広い家に住みたいけど貴族とか皇の住むような広さはいらないと思いますね。逆に不便な気がしてなりません。


【解釈について】

 昔ネオ・トウキョウ計画?みたいなものが日本にはありまして、東京湾の真ん中に新首都建造を行おうとしたものでした。首都の名前はヤマトとなる予定だったとか。高度経済成長期に考案されたんだったかな?後に海外の建築家が東京に1000mのビルを作るなら東京湾の真ん中が一番安定するとも言っていて、実はそういう都市構築は夢物語ではなかったりします。

まあ、当時の計画としては核兵器で千葉の山を吹き飛ばしその土砂を埋め立てに使う核の平和的利用をしようとしていたぶっとんだ計画でもありましたが。
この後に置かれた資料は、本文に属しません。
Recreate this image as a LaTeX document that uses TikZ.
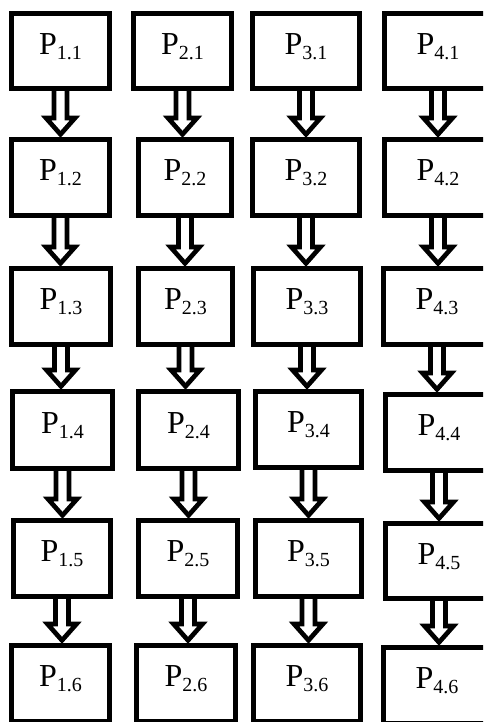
\documentclass[tikz,border=0pt]{standalone}
\usepackage{fontspec}
\setmainfont{Liberation Serif}
\usetikzlibrary{calc}
\pgfdeclarelayer{background}
\pgfsetlayers{background,main}
\newcommand\plab[1]{\raisebox{-2.25pt}[0pt][0pt]{\rmfamily P\raisebox{-3.75pt}{\fontsize{15}{16}\selectfont #1}}}
\newcommand\harr[2]{\draw[harrow] let \p1=(#1.south), \p2=(#2.north) in
  (\x1-4.875pt,\y1+3pt) -- (\x1-4.875pt,\y2+14.25pt) -- (\x1-10.875pt,\y2+14.25pt)
  -- (\x1,\y2+2pt) -- (\x1+10.875pt,\y2+14.25pt) -- (\x1+4.875pt,\y2+14.25pt)
  -- (\x1+4.875pt,\y1+3pt);}
\tikzset{
  pbox/.style={draw, line width=3.75pt, fill=white, inner sep=0pt,
    minimum width={(#1-5)*0.75pt}, minimum height=57pt,
    font=\fontsize{24}{28}\selectfont},
  harrow/.style={draw, fill=white, line width=3.5pt, line join=miter}
}
\begin{document}
\begin{tikzpicture}[x=0.75pt,y=-0.75pt]
\clip (0,0) rectangle (483,722);
\begin{pgfonlayer}{background}
\fill[white] (0,0) rectangle (483,722);
\end{pgfonlayer}
% row 1
\node[pbox=103, minimum height=56.25pt] (p11) at (60.5,51) {\plab{1.1}};
\node[pbox=103, minimum height=56.25pt] (p21) at (182.5,51) {\plab{2.1}};
\node[pbox=112, minimum height=56.25pt] (p31) at (306,51) {\plab{3.1}};
\node[pbox=112, minimum height=56.25pt] (p41) at (438,51) {\plab{4.1}};
% row 2
\node[pbox=103] (p12) at (60.5,177.5) {\plab{1.2}};
\node[pbox=98]  (p22) at (185,177.5) {\plab{2.2}};
\node[pbox=112] (p32) at (306,177.5) {\plab{3.2}};
\node[pbox=112] (p42) at (438,177.5) {\plab{4.2}};
% row 3
\node[pbox=104] (p13) at (61,306.5) {\plab{1.3}};
\node[pbox=99]  (p23) at (185.5,306.5) {\plab{2.3}};
\node[pbox=112] (p33) at (307,306.5) {\plab{3.3}};
\node[pbox=112] (p43) at (437,306.5) {\plab{4.3}};
% row 4
\node[pbox=105, minimum height=57.75pt] (p14) at (62.5,430) {\plab{1.4}};
\node[pbox=105, minimum height=57.75pt] (p24) at (188.5,430) {\plab{2.4}};
\node[pbox=111] (p34) at (308.5,429.5) {\plab{3.4}};
\node[pbox=112] (p44) at (439,432.5) {\plab{4.4}};
% row 5
\node[pbox=102] (p15) at (62,558.5) {\plab{1.5}};
\node[pbox=104] (p25) at (188,558.5) {\plab{2.5}};
\node[pbox=111] (p35) at (308.5,558.5) {\plab{3.5}};
\node[pbox=112, minimum height=56.25pt] (p45) at (439,561) {\plab{4.5}};
% row 6
\node[pbox=103] (p16) at (60.5,683.5) {\plab{1.6}};
\node[pbox=104] (p26) at (186,683.5) {\plab{2.6}};
\node[pbox=112] (p36) at (307,683.5) {\plab{3.6}};
\node[pbox=112] (p46) at (437,685.5) {\plab{4.6}};
\begin{pgfonlayer}{background}
\foreach \c in {1,2,3,4}{
  \harr{p\c1}{p\c2}
  \harr{p\c2}{p\c3}
  \harr{p\c3}{p\c4}
  \harr{p\c4}{p\c5}
  \harr{p\c5}{p\c6}
}
\end{pgfonlayer}
\end{tikzpicture}
\end{document}
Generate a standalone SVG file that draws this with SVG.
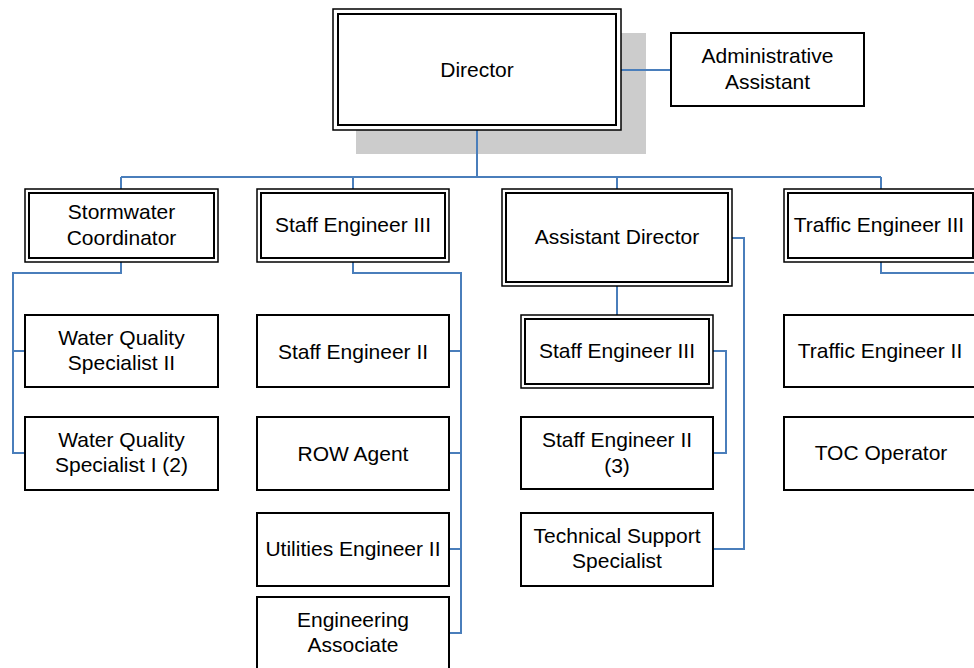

で、なぜこんな話をしているかと言えば、本作の豈の首都もこんな都市建設がされていて、現実世界よりも進んだ材料工学も相まって海上都市として実現させています。土地が少ないなら作ればいいじゃないみたいな発想ですね。それと同時にこの湾内の都市は極東動乱と呼ばれた歴史的事件からの復興の象徴としても建造された背景があります。

3000mのビルについてはもうオーバーテクノロジーとしか思えませんが、私の感覚だとこれくらいは実現してそうなんですよね。


宮城きゅうじょうって普通に通じる言葉かと思ってたけど、実はこの時代のヒトは使わな過ぎて宮城県を思い浮かべそうですね汗w。